- [RAW DATA]:
══════════

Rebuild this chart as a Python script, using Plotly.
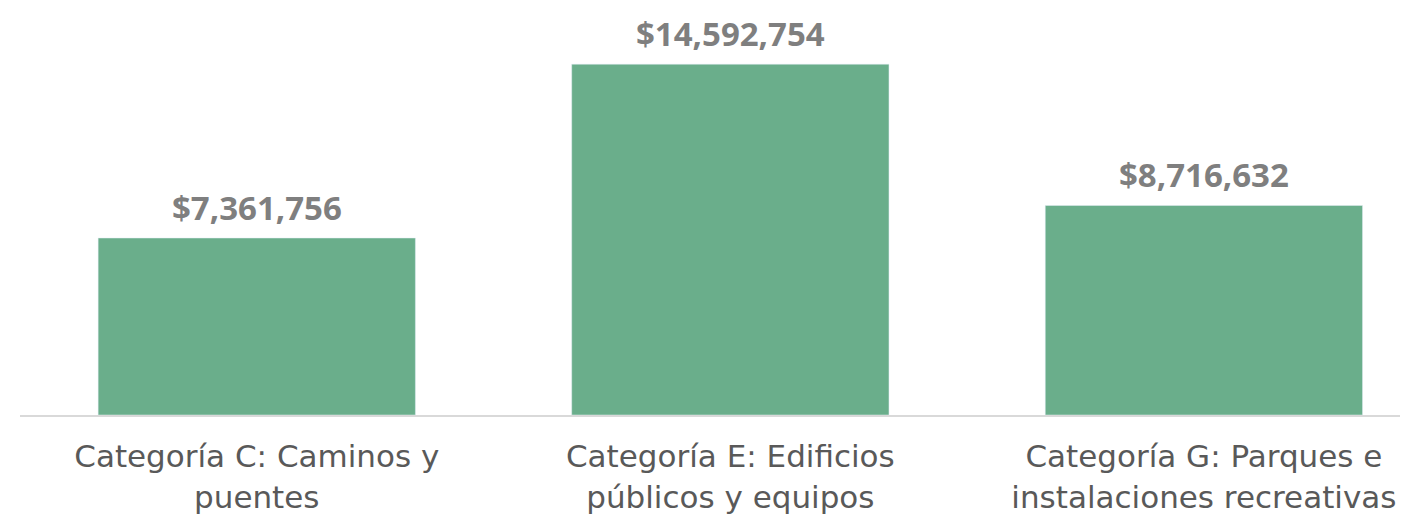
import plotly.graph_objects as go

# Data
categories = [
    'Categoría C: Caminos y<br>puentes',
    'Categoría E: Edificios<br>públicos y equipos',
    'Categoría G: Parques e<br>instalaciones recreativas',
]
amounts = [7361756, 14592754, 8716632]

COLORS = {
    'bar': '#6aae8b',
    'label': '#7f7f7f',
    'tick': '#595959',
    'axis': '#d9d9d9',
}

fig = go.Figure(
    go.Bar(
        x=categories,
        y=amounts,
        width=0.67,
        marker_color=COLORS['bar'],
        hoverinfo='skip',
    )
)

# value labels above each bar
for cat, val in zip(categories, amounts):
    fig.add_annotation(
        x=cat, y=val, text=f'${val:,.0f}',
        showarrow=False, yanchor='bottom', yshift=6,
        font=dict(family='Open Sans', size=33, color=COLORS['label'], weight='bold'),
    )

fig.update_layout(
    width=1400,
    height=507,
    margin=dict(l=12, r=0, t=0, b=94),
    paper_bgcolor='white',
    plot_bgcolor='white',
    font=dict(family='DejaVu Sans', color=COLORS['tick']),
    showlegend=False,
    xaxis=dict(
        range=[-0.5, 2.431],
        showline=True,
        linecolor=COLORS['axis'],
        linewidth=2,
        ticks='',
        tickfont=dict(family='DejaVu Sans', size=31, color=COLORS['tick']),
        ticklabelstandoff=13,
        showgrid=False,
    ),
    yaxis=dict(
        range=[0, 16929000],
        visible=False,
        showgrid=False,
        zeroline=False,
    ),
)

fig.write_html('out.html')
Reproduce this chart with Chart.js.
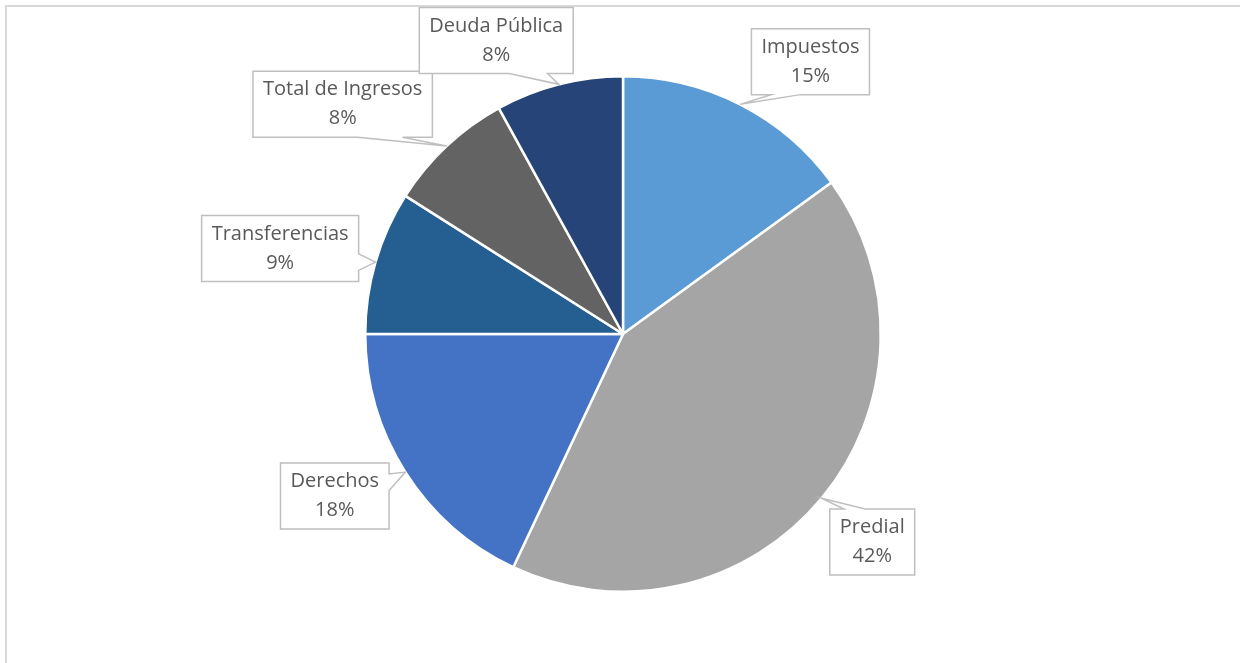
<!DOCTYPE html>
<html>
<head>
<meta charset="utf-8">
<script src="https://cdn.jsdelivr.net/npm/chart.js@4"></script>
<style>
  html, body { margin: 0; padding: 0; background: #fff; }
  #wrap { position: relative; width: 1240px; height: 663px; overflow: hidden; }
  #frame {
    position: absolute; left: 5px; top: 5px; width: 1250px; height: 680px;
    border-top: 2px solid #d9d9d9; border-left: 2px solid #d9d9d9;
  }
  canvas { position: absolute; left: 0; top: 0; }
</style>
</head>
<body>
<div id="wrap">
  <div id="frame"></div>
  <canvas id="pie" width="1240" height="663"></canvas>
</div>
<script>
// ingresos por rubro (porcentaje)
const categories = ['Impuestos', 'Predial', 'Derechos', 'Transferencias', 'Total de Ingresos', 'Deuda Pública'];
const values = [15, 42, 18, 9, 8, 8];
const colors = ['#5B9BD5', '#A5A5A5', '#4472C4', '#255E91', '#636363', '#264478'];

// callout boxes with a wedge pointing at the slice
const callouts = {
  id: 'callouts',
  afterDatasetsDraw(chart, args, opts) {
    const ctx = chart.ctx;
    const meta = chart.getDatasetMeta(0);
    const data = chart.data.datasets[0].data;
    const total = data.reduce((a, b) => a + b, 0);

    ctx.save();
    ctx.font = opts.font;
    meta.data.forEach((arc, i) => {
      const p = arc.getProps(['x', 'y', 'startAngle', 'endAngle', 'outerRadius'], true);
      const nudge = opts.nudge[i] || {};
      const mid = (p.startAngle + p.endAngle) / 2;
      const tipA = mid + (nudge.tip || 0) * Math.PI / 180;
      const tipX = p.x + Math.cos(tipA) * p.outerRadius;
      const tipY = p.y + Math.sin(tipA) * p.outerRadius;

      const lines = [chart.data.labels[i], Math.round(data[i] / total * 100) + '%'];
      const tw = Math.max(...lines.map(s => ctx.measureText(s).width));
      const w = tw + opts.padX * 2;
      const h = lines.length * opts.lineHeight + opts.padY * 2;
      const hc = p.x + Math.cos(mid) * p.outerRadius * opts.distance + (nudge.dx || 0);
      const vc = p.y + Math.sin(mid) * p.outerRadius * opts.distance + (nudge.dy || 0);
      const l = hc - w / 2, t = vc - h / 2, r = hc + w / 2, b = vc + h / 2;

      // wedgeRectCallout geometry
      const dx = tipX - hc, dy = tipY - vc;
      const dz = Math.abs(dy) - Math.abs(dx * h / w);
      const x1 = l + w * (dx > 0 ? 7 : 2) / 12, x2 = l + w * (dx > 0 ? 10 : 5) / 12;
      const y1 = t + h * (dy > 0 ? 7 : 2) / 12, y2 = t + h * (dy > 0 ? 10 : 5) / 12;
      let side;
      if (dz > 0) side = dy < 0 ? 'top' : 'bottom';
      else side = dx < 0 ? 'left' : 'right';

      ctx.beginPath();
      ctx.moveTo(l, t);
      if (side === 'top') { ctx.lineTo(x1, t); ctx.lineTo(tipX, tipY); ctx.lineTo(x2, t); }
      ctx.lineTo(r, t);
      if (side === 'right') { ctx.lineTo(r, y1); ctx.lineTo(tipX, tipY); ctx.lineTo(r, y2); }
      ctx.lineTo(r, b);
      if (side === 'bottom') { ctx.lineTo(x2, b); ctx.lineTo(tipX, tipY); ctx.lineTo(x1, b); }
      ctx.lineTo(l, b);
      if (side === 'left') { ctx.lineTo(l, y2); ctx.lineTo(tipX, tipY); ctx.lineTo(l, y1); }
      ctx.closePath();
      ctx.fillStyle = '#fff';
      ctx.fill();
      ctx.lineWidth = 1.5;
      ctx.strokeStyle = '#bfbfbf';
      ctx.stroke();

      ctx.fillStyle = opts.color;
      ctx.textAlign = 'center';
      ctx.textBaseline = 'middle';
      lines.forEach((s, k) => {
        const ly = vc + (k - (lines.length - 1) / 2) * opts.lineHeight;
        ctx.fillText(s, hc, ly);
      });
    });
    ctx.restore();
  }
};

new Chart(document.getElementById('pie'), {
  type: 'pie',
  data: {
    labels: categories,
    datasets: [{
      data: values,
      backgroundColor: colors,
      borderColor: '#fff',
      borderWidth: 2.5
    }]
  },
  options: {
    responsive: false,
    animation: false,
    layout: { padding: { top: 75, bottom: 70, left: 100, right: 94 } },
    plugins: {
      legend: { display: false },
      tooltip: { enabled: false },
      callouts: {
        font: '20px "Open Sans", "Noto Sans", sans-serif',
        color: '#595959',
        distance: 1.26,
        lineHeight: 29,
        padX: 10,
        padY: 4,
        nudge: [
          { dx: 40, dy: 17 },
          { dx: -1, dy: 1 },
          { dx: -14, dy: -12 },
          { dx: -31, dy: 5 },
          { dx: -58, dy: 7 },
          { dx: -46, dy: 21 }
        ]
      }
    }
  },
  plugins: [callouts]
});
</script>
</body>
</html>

══════════

- [EXERCISE REQUIREMENTS]: Transcribe the records above verbatim. Do not carry over any picture.

- [REPLY]:
Rebuild this chart as a Python script, using Plotly.
import plotly.graph_objects as go

# Data
categories = [
    'Categoría C: Caminos y<br>puentes',
    'Categoría E: Edificios<br>públicos y equipos',
    'Categoría G: Parques e<br>instalaciones recreativas',
]
amounts = [7361756, 14592754, 8716632]

COLORS = {
    'bar': '#6aae8b',
    'label': '#7f7f7f',
    'tick': '#595959',
    'axis': '#d9d9d9',
}

fig = go.Figure(
    go.Bar(
        x=categories,
        y=amounts,
        width=0.67,
        marker_color=COLORS['bar'],
        hoverinfo='skip',
    )
)

# value labels above each bar
for cat, val in zip(categories, amounts):
    fig.add_annotation(
        x=cat, y=val, text=f'${val:,.0f}',
        showarrow=False, yanchor='bottom', yshift=6,
        font=dict(family='Open Sans', size=33, color=COLORS['label'], weight='bold'),
    )

fig.update_layout(
    width=1400,
    height=507,
    margin=dict(l=12, r=0, t=0, b=94),
    paper_bgcolor='white',
    plot_bgcolor='white',
    font=dict(family='DejaVu Sans', color=COLORS['tick']),
    showlegend=False,
    xaxis=dict(
        range=[-0.5, 2.431],
        showline=True,
        linecolor=COLORS['axis'],
        linewidth=2,
        ticks='',
        tickfont=dict(family='DejaVu Sans', size=31, color=COLORS['tick']),
        ticklabelstandoff=13,
        showgrid=False,
    ),
    yaxis=dict(
        range=[0, 16929000],
        visible=False,
        showgrid=False,
        zeroline=False,
    ),
)

fig.write_html('out.html')
Reproduce this chart with Chart.js.
<!DOCTYPE html>
<html>
<head>
<meta charset="utf-8">
<script src="https://cdn.jsdelivr.net/npm/chart.js@4"></script>
<style>
  html, body { margin: 0; padding: 0; background: #fff; }
  #wrap { position: relative; width: 1240px; height: 663px; overflow: hidden; }
  #frame {
    position: absolute; left: 5px; top: 5px; width: 1250px; height: 680px;
    border-top: 2px solid #d9d9d9; border-left: 2px solid #d9d9d9;
  }
  canvas { position: absolute; left: 0; top: 0; }
</style>
</head>
<body>
<div id="wrap">
  <div id="frame"></div>
  <canvas id="pie" width="1240" height="663"></canvas>
</div>
<script>
// ingresos por rubro (porcentaje)
const categories = ['Impuestos', 'Predial', 'Derechos', 'Transferencias', 'Total de Ingresos', 'Deuda Pública'];
const values = [15, 42, 18, 9, 8, 8];
const colors = ['#5B9BD5', '#A5A5A5', '#4472C4', '#255E91', '#636363', '#264478'];

// callout boxes with a wedge pointing at the slice
const callouts = {
  id: 'callouts',
  afterDatasetsDraw(chart, args, opts) {
    const ctx = chart.ctx;
    const meta = chart.getDatasetMeta(0);
    const data = chart.data.datasets[0].data;
    const total = data.reduce((a, b) => a + b, 0);

    ctx.save();
    ctx.font = opts.font;
    meta.data.forEach((arc, i) => {
      const p = arc.getProps(['x', 'y', 'startAngle', 'endAngle', 'outerRadius'], true);
      const nudge = opts.nudge[i] || {};
      const mid = (p.startAngle + p.endAngle) / 2;
      const tipA = mid + (nudge.tip || 0) * Math.PI / 180;
      const tipX = p.x + Math.cos(tipA) * p.outerRadius;
      const tipY = p.y + Math.sin(tipA) * p.outerRadius;

      const lines = [chart.data.labels[i], Math.round(data[i] / total * 100) + '%'];
      const tw = Math.max(...lines.map(s => ctx.measureText(s).width));
      const w = tw + opts.padX * 2;
      const h = lines.length * opts.lineHeight + opts.padY * 2;
      const hc = p.x + Math.cos(mid) * p.outerRadius * opts.distance + (nudge.dx || 0);
      const vc = p.y + Math.sin(mid) * p.outerRadius * opts.distance + (nudge.dy || 0);
      const l = hc - w / 2, t = vc - h / 2, r = hc + w / 2, b = vc + h / 2;

      // wedgeRectCallout geometry
      const dx = tipX - hc, dy = tipY - vc;
      const dz = Math.abs(dy) - Math.abs(dx * h / w);
      const x1 = l + w * (dx > 0 ? 7 : 2) / 12, x2 = l + w * (dx > 0 ? 10 : 5) / 12;
      const y1 = t + h * (dy > 0 ? 7 : 2) / 12, y2 = t + h * (dy > 0 ? 10 : 5) / 12;
      let side;
      if (dz > 0) side = dy < 0 ? 'top' : 'bottom';
      else side = dx < 0 ? 'left' : 'right';

      ctx.beginPath();
      ctx.moveTo(l, t);
      if (side === 'top') { ctx.lineTo(x1, t); ctx.lineTo(tipX, tipY); ctx.lineTo(x2, t); }
      ctx.lineTo(r, t);
      if (side === 'right') { ctx.lineTo(r, y1); ctx.lineTo(tipX, tipY); ctx.lineTo(r, y2); }
      ctx.lineTo(r, b);
      if (side === 'bottom') { ctx.lineTo(x2, b); ctx.lineTo(tipX, tipY); ctx.lineTo(x1, b); }
      ctx.lineTo(l, b);
      if (side === 'left') { ctx.lineTo(l, y2); ctx.lineTo(tipX, tipY); ctx.lineTo(l, y1); }
      ctx.closePath();
      ctx.fillStyle = '#fff';
      ctx.fill();
      ctx.lineWidth = 1.5;
      ctx.strokeStyle = '#bfbfbf';
      ctx.stroke();

      ctx.fillStyle = opts.color;
      ctx.textAlign = 'center';
      ctx.textBaseline = 'middle';
      lines.forEach((s, k) => {
        const ly = vc + (k - (lines.length - 1) / 2) * opts.lineHeight;
        ctx.fillText(s, hc, ly);
      });
    });
    ctx.restore();
  }
};

new Chart(document.getElementById('pie'), {
  type: 'pie',
  data: {
    labels: categories,
    datasets: [{
      data: values,
      backgroundColor: colors,
      borderColor: '#fff',
      borderWidth: 2.5
    }]
  },
  options: {
    responsive: false,
    animation: false,
    layout: { padding: { top: 75, bottom: 70, left: 100, right: 94 } },
    plugins: {
      legend: { display: false },
      tooltip: { enabled: false },
      callouts: {
        font: '20px "Open Sans", "Noto Sans", sans-serif',
        color: '#595959',
        distance: 1.26,
        lineHeight: 29,
        padX: 10,
        padY: 4,
        nudge: [
          { dx: 40, dy: 17 },
          { dx: -1, dy: 1 },
          { dx: -14, dy: -12 },
          { dx: -31, dy: 5 },
          { dx: -58, dy: 7 },
          { dx: -46, dy: 21 }
        ]
      }
    }
  },
  plugins: [callouts]
});
</script>
</body>
</html>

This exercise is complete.